■ STORED DATA:
+ + + +
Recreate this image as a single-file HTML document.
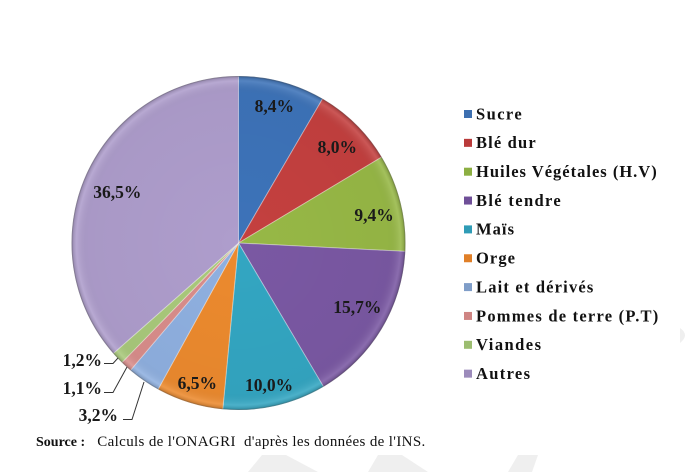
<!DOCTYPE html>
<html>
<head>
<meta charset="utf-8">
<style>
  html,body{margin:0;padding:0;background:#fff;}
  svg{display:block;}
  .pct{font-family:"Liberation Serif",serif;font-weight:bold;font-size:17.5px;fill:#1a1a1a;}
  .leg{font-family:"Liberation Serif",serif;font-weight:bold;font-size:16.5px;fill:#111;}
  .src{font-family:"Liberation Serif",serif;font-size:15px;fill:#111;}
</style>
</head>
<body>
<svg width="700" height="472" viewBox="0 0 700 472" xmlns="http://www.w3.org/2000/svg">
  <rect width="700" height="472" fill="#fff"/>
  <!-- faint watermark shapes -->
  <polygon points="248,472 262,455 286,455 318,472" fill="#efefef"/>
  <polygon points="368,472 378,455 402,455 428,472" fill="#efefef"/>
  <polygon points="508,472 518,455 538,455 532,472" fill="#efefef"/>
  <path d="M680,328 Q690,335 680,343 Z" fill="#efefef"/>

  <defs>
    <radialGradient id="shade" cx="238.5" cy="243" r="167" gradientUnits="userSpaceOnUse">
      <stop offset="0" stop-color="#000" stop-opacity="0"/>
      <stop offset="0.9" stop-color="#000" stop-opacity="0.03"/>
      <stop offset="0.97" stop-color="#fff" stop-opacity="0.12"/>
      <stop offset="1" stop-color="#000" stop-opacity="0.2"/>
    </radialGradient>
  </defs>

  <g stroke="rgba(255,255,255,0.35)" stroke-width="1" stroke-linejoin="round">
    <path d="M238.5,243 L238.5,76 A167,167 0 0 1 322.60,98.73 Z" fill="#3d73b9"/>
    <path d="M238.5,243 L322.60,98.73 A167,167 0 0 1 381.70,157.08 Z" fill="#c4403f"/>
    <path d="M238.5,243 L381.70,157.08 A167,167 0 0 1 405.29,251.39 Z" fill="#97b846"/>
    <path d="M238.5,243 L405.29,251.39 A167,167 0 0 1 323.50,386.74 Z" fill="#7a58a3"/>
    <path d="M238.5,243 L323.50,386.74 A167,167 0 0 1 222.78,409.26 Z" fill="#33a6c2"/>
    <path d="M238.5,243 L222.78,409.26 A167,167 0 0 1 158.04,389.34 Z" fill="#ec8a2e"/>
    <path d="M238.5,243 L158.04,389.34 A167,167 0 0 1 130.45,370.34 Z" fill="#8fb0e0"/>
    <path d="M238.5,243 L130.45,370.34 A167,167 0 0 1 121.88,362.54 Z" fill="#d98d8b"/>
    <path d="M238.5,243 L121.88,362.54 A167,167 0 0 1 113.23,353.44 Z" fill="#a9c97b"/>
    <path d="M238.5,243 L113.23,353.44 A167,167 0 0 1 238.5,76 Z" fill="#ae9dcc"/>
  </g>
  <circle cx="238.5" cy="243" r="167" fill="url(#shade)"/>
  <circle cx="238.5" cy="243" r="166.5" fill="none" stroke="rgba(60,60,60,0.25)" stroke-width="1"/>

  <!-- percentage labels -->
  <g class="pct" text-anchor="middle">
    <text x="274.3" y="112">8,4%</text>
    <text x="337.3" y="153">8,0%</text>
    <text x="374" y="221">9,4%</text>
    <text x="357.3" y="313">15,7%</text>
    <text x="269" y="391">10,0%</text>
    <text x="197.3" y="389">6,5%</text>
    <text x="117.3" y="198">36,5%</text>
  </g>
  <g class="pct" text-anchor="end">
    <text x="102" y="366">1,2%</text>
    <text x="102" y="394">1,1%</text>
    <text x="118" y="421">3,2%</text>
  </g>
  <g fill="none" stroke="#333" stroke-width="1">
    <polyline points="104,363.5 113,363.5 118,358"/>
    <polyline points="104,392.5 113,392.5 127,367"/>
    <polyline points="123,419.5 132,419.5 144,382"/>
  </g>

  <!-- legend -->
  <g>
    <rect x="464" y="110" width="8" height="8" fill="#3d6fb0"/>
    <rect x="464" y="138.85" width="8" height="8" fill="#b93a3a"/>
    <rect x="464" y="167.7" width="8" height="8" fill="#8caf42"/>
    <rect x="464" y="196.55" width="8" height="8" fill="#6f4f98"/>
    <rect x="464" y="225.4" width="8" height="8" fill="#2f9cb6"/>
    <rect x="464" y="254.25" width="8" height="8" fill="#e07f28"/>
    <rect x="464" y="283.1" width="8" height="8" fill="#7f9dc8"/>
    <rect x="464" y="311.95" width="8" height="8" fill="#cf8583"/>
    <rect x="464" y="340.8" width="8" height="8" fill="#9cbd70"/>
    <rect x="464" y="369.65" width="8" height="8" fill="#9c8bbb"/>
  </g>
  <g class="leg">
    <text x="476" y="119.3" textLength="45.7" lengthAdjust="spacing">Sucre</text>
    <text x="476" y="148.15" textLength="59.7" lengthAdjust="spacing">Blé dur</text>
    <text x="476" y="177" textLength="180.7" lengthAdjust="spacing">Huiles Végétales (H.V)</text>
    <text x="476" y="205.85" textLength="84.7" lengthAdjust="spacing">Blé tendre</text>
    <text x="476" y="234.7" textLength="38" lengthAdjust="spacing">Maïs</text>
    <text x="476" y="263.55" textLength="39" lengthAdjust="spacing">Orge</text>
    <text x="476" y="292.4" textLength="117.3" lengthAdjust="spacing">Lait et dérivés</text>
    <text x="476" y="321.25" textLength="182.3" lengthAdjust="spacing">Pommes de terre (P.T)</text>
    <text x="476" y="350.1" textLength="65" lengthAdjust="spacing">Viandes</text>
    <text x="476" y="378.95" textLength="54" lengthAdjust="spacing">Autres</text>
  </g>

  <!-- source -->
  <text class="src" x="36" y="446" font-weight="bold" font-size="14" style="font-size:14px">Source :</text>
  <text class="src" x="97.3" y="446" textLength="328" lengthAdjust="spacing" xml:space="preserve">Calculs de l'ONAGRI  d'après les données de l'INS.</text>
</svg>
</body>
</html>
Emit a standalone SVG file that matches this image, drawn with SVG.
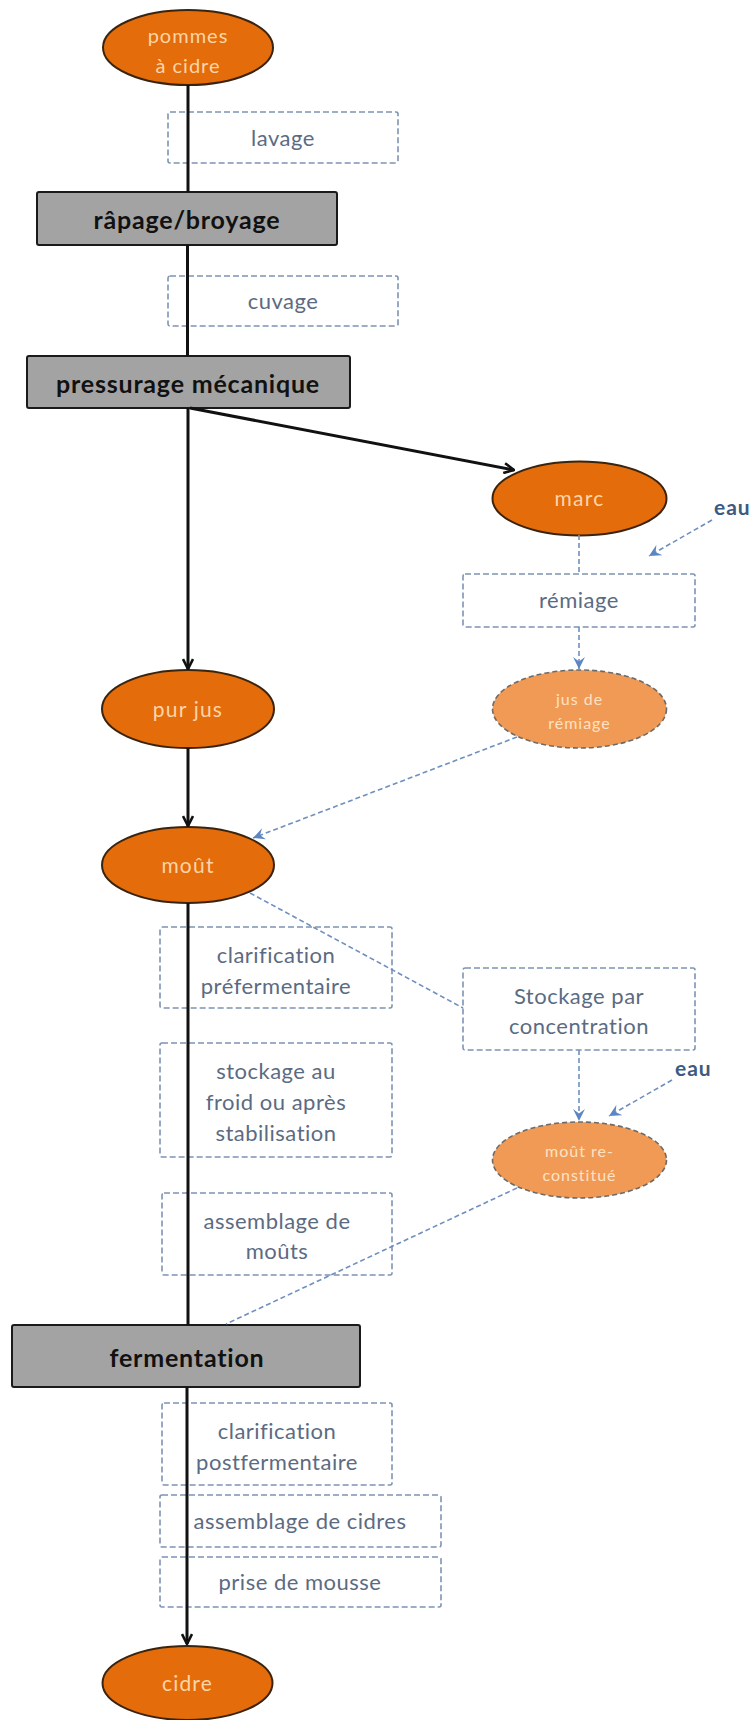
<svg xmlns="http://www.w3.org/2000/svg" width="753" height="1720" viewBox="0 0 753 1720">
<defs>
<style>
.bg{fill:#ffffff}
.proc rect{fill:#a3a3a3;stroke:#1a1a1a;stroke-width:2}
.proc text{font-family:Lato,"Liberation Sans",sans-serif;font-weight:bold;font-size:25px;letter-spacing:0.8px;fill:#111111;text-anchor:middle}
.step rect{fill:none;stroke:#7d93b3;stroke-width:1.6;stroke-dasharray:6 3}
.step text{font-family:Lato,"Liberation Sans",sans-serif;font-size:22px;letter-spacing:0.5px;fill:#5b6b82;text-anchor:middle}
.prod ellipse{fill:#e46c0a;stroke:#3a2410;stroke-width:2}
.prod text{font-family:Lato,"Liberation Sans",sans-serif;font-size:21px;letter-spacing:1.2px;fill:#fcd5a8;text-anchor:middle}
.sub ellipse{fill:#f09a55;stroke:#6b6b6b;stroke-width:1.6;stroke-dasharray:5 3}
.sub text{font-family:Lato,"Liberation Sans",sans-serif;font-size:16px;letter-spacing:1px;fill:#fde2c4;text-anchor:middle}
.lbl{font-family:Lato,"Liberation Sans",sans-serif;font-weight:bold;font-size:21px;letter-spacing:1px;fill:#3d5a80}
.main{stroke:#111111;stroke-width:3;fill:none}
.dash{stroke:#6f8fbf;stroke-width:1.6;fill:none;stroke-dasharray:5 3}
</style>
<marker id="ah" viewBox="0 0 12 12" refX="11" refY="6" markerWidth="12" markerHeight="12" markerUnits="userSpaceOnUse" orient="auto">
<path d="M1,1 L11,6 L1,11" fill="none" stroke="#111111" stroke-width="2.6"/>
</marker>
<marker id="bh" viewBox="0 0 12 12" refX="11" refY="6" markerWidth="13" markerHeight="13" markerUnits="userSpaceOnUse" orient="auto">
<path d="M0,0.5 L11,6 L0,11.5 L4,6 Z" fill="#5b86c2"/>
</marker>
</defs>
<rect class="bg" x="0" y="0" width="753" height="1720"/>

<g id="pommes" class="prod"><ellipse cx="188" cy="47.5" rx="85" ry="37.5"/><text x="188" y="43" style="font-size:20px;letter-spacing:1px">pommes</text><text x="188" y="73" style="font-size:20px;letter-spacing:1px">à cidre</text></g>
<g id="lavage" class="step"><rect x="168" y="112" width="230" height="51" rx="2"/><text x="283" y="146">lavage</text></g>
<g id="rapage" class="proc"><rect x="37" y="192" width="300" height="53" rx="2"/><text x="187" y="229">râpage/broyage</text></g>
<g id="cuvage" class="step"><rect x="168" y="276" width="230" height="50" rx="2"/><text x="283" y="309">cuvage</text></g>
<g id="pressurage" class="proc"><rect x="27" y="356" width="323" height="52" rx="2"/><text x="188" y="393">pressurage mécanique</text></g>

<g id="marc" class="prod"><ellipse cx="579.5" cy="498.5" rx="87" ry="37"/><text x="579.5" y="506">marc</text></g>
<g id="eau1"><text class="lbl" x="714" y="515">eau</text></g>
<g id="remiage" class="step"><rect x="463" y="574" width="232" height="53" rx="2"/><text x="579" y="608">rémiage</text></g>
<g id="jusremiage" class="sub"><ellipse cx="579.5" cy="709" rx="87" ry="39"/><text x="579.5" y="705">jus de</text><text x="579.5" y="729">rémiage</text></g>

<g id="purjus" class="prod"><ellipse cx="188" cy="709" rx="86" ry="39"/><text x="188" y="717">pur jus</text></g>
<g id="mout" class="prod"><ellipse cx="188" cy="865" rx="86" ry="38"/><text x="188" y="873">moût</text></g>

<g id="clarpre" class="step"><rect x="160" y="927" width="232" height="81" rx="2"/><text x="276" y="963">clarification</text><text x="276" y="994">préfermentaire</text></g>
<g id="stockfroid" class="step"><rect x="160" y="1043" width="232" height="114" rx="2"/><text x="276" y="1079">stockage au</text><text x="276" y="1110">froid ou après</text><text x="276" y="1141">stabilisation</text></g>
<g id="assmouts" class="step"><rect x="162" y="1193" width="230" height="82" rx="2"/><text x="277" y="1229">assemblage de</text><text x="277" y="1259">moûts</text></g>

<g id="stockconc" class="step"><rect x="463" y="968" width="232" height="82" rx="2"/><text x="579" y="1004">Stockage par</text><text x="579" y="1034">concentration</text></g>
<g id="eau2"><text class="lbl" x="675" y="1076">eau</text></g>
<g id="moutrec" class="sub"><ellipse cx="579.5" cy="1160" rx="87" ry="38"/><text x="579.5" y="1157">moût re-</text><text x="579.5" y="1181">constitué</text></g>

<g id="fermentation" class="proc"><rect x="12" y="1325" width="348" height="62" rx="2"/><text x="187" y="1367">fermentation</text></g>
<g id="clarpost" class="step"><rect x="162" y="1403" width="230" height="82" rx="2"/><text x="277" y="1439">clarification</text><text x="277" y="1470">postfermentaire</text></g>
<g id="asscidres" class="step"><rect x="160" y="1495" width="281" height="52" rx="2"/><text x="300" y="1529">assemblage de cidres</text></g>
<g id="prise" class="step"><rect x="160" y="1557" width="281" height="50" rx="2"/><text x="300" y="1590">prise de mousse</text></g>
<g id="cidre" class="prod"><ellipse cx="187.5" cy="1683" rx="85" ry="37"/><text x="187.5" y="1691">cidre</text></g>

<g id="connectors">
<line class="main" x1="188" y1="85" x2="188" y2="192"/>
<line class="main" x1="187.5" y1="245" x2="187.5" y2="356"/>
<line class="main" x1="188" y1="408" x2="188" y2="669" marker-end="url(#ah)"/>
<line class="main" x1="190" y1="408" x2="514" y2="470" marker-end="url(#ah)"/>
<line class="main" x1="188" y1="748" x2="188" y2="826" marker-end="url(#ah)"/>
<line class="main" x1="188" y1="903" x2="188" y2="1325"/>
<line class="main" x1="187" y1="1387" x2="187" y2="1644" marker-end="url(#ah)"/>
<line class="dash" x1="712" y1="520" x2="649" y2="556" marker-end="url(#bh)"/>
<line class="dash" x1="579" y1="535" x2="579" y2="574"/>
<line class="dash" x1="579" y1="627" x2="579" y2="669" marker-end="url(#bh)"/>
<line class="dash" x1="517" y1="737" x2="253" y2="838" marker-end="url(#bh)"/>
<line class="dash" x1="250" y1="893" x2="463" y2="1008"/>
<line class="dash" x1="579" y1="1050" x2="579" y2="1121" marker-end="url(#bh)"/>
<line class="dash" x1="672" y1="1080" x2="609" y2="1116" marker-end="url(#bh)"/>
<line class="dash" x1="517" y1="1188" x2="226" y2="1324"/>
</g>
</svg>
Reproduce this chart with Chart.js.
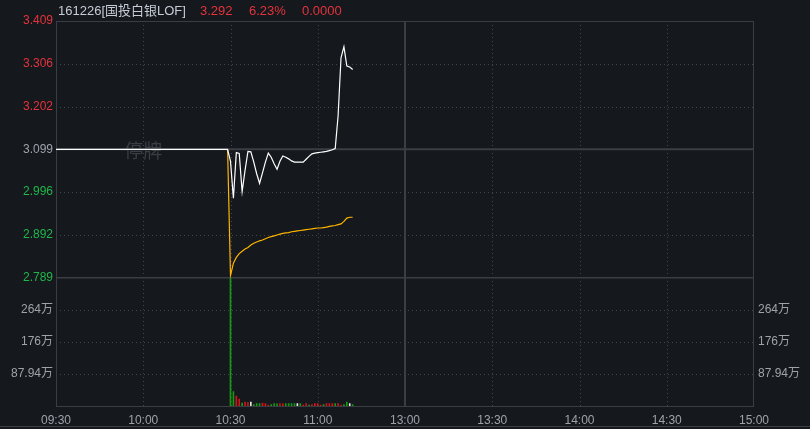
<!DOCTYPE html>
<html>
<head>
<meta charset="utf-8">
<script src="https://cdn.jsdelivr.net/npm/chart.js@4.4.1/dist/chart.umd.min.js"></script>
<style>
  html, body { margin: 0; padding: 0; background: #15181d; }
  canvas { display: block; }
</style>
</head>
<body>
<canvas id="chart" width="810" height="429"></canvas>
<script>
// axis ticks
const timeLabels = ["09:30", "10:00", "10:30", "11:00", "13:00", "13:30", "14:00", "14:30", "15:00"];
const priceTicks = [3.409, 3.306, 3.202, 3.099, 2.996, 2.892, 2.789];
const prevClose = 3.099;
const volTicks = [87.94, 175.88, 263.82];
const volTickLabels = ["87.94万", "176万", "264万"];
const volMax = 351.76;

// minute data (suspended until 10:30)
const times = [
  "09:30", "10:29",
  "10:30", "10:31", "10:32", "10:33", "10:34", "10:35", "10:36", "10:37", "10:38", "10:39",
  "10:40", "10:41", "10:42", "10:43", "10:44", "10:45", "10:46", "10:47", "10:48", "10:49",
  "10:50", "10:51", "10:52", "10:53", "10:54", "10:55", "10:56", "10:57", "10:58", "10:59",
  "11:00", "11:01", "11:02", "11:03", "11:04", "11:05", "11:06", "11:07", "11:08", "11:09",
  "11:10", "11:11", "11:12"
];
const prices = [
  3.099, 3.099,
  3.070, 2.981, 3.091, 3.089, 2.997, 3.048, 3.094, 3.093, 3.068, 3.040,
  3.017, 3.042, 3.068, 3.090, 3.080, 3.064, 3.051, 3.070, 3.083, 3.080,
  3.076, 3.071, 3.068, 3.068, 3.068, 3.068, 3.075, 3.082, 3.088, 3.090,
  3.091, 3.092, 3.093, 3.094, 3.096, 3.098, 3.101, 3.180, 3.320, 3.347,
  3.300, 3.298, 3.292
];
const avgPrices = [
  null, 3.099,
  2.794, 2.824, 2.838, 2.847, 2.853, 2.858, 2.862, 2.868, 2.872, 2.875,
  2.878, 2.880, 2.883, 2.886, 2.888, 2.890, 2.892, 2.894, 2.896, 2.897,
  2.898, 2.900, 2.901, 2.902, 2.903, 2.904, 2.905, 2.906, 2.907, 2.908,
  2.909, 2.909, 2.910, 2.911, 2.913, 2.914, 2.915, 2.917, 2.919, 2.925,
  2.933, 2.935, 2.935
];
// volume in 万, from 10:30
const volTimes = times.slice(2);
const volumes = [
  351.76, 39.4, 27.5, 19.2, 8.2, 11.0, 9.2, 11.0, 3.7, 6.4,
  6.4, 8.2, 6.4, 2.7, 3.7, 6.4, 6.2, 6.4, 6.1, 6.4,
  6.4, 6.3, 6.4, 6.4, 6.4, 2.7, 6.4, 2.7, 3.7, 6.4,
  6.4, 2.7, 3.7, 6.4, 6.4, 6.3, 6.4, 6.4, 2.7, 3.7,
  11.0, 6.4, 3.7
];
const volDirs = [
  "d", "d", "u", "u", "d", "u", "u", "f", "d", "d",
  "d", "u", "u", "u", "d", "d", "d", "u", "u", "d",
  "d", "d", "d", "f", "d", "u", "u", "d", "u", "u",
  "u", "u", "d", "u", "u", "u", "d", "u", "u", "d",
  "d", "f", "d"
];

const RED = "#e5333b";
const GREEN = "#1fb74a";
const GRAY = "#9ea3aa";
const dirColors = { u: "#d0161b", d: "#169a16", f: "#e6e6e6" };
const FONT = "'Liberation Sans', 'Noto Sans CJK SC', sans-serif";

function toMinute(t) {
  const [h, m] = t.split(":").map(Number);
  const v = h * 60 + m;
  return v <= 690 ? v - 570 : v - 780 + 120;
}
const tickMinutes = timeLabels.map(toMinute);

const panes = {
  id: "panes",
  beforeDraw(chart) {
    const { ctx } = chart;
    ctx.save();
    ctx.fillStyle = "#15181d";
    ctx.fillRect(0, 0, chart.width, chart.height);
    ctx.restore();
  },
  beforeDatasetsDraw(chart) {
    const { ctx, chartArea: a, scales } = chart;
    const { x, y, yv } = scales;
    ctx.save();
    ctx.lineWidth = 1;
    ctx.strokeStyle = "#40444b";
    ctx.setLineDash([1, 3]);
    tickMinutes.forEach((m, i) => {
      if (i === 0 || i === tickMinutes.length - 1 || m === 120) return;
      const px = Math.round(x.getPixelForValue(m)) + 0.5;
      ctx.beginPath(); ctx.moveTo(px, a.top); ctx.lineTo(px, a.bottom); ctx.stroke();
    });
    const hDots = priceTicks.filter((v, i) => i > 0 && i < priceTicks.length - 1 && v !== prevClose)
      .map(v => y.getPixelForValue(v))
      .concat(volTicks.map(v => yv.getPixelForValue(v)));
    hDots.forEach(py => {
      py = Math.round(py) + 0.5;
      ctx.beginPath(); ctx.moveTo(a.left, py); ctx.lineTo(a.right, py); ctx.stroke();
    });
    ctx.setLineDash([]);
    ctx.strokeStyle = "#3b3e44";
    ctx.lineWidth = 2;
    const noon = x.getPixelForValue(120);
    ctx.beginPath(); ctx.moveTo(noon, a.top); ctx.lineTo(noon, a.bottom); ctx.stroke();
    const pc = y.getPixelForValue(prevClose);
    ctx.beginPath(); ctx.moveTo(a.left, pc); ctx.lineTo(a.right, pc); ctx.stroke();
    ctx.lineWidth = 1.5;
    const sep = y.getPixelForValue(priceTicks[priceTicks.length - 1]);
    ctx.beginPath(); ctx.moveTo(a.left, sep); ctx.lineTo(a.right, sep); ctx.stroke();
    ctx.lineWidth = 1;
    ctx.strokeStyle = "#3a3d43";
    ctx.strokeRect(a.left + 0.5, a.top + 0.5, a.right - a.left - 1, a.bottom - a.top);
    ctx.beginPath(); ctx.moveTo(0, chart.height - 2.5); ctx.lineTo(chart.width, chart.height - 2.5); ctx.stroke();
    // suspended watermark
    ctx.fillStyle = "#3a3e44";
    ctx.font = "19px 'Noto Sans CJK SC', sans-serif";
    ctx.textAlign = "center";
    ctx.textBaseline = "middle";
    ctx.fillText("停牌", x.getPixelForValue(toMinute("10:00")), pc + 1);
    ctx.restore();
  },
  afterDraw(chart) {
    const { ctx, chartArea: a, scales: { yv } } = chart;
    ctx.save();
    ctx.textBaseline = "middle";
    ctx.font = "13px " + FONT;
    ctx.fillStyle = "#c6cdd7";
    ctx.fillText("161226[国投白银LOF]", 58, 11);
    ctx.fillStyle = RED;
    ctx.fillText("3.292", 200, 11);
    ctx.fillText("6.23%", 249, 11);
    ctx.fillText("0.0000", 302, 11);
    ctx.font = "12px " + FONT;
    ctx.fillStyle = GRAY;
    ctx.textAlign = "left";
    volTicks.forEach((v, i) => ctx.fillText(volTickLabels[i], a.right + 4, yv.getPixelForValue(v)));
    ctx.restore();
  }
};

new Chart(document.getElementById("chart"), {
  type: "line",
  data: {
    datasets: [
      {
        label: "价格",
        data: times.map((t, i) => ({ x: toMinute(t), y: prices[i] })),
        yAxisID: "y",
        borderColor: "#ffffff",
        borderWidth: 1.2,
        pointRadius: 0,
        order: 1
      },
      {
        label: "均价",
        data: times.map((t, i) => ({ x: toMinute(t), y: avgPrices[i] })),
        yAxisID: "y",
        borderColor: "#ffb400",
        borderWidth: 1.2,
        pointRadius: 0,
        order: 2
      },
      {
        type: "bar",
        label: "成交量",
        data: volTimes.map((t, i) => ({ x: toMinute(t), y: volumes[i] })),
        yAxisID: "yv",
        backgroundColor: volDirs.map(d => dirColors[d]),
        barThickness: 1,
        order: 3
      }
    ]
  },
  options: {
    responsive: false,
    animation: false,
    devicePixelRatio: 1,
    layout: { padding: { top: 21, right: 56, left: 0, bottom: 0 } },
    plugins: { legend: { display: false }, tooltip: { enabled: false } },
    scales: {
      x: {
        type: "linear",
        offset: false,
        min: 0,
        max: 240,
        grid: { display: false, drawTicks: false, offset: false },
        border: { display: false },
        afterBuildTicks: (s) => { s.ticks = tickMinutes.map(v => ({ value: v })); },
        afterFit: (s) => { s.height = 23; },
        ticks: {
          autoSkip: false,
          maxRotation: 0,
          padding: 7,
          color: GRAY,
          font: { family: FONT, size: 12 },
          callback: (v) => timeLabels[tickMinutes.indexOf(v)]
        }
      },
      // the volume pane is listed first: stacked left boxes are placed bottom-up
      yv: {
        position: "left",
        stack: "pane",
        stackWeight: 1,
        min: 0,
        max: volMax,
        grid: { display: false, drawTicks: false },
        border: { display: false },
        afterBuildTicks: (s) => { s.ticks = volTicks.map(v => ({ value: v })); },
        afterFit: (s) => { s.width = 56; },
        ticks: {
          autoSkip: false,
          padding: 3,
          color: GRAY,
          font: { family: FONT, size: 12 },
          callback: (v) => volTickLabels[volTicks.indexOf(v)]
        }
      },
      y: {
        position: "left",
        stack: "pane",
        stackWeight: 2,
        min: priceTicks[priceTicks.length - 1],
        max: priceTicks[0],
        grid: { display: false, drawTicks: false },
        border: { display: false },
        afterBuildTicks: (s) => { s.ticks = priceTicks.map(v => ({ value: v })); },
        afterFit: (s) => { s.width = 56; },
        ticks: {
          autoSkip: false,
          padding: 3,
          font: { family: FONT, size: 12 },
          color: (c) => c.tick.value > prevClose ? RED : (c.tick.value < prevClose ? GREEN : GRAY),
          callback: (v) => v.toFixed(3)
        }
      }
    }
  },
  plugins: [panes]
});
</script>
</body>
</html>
+ + + +
■ TASK DESCRIPTION: State only the count of lines above that hold the string "image".

■ REPLY: 2